* **YOUR INSTRUCTIONS**
Reproduce exactly the lines of the material beneath, from the line that contains "Generate a Python" to the line that contains "lab.set_family(FONT)", both included, and no other lines.

* **RECORDS FOR THE EXERCISE**

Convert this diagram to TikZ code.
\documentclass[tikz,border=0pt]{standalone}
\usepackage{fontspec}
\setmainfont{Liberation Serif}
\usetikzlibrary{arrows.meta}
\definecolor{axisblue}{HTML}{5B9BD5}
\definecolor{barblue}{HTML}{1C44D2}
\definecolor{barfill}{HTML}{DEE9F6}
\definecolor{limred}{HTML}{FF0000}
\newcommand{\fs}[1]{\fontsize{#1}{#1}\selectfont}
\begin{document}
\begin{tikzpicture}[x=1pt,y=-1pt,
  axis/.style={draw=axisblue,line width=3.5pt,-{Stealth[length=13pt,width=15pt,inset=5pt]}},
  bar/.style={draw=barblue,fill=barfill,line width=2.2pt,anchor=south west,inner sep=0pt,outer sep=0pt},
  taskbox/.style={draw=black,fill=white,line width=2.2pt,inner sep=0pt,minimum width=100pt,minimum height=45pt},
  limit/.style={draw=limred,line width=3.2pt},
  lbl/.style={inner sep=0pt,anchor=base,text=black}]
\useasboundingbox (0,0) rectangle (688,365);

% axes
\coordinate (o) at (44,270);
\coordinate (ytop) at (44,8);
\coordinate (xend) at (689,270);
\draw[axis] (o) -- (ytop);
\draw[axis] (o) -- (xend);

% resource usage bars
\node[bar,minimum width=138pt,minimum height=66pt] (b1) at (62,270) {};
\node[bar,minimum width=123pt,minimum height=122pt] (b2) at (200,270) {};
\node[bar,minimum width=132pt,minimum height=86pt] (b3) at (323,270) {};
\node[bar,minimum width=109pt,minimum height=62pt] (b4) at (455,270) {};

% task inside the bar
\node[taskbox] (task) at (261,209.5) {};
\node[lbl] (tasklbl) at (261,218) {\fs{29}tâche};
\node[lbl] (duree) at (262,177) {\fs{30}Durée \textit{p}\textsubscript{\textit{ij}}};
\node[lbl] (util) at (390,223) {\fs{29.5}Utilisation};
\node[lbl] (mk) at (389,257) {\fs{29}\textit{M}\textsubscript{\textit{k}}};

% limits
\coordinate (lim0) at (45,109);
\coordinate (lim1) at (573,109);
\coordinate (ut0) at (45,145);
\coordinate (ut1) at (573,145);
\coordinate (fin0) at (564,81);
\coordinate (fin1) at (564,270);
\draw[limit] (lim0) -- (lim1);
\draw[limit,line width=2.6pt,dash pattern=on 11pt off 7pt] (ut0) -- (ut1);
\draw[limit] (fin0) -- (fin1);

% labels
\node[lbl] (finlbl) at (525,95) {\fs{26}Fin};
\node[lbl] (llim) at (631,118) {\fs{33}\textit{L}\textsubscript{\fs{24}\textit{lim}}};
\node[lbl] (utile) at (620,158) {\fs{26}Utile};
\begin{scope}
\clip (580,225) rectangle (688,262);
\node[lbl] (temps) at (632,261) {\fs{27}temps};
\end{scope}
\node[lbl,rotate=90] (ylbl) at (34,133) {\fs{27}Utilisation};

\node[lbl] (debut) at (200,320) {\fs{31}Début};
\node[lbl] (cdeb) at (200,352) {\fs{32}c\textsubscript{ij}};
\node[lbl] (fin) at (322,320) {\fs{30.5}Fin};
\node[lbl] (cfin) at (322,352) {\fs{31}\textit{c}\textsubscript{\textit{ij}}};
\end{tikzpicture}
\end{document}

==

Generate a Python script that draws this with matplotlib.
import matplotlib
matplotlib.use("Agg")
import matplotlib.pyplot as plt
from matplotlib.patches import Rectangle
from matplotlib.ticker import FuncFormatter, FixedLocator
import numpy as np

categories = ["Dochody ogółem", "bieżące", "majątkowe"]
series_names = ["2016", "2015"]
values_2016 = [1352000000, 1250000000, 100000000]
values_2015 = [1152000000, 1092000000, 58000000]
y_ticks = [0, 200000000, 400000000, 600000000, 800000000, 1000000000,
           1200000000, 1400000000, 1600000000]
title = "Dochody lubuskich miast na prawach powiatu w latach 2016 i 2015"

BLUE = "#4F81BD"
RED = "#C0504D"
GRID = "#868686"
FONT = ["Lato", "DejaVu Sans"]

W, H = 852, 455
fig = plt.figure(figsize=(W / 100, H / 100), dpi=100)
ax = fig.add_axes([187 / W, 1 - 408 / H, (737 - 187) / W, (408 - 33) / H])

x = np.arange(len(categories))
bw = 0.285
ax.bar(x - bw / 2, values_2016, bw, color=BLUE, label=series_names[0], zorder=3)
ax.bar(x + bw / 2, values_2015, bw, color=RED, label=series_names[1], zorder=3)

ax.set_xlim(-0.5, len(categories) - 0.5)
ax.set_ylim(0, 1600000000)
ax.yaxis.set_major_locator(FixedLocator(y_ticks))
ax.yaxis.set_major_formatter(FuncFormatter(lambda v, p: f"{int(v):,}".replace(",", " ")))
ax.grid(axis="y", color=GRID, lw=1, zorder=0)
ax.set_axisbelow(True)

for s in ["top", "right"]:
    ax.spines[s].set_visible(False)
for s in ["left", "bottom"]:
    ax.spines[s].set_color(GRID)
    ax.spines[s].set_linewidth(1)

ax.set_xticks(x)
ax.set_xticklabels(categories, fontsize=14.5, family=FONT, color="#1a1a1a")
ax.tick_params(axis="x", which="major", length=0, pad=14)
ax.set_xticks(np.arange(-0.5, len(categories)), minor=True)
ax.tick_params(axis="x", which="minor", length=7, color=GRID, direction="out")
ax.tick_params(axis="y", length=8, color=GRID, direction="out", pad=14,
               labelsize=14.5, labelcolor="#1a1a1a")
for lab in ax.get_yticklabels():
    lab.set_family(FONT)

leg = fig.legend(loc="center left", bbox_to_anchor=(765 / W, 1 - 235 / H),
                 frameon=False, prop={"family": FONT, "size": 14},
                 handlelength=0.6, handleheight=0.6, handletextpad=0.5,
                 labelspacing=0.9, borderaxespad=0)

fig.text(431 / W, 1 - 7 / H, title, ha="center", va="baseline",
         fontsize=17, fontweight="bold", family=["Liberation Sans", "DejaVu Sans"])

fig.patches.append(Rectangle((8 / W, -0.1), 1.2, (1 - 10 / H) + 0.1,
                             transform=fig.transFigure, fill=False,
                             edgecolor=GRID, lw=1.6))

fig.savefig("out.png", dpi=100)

* **COMPLETED TASK**
Generate a Python script that draws this with matplotlib.
import matplotlib
matplotlib.use("Agg")
import matplotlib.pyplot as plt
from matplotlib.patches import Rectangle
from matplotlib.ticker import FuncFormatter, FixedLocator
import numpy as np

categories = ["Dochody ogółem", "bieżące", "majątkowe"]
series_names = ["2016", "2015"]
values_2016 = [1352000000, 1250000000, 100000000]
values_2015 = [1152000000, 1092000000, 58000000]
y_ticks = [0, 200000000, 400000000, 600000000, 800000000, 1000000000,
           1200000000, 1400000000, 1600000000]
title = "Dochody lubuskich miast na prawach powiatu w latach 2016 i 2015"

BLUE = "#4F81BD"
RED = "#C0504D"
GRID = "#868686"
FONT = ["Lato", "DejaVu Sans"]

W, H = 852, 455
fig = plt.figure(figsize=(W / 100, H / 100), dpi=100)
ax = fig.add_axes([187 / W, 1 - 408 / H, (737 - 187) / W, (408 - 33) / H])

x = np.arange(len(categories))
bw = 0.285
ax.bar(x - bw / 2, values_2016, bw, color=BLUE, label=series_names[0], zorder=3)
ax.bar(x + bw / 2, values_2015, bw, color=RED, label=series_names[1], zorder=3)

ax.set_xlim(-0.5, len(categories) - 0.5)
ax.set_ylim(0, 1600000000)
ax.yaxis.set_major_locator(FixedLocator(y_ticks))
ax.yaxis.set_major_formatter(FuncFormatter(lambda v, p: f"{int(v):,}".replace(",", " ")))
ax.grid(axis="y", color=GRID, lw=1, zorder=0)
ax.set_axisbelow(True)

for s in ["top", "right"]:
    ax.spines[s].set_visible(False)
for s in ["left", "bottom"]:
    ax.spines[s].set_color(GRID)
    ax.spines[s].set_linewidth(1)

ax.set_xticks(x)
ax.set_xticklabels(categories, fontsize=14.5, family=FONT, color="#1a1a1a")
ax.tick_params(axis="x", which="major", length=0, pad=14)
ax.set_xticks(np.arange(-0.5, len(categories)), minor=True)
ax.tick_params(axis="x", which="minor", length=7, color=GRID, direction="out")
ax.tick_params(axis="y", length=8, color=GRID, direction="out", pad=14,
               labelsize=14.5, labelcolor="#1a1a1a")
for lab in ax.get_yticklabels():
    lab.set_family(FONT)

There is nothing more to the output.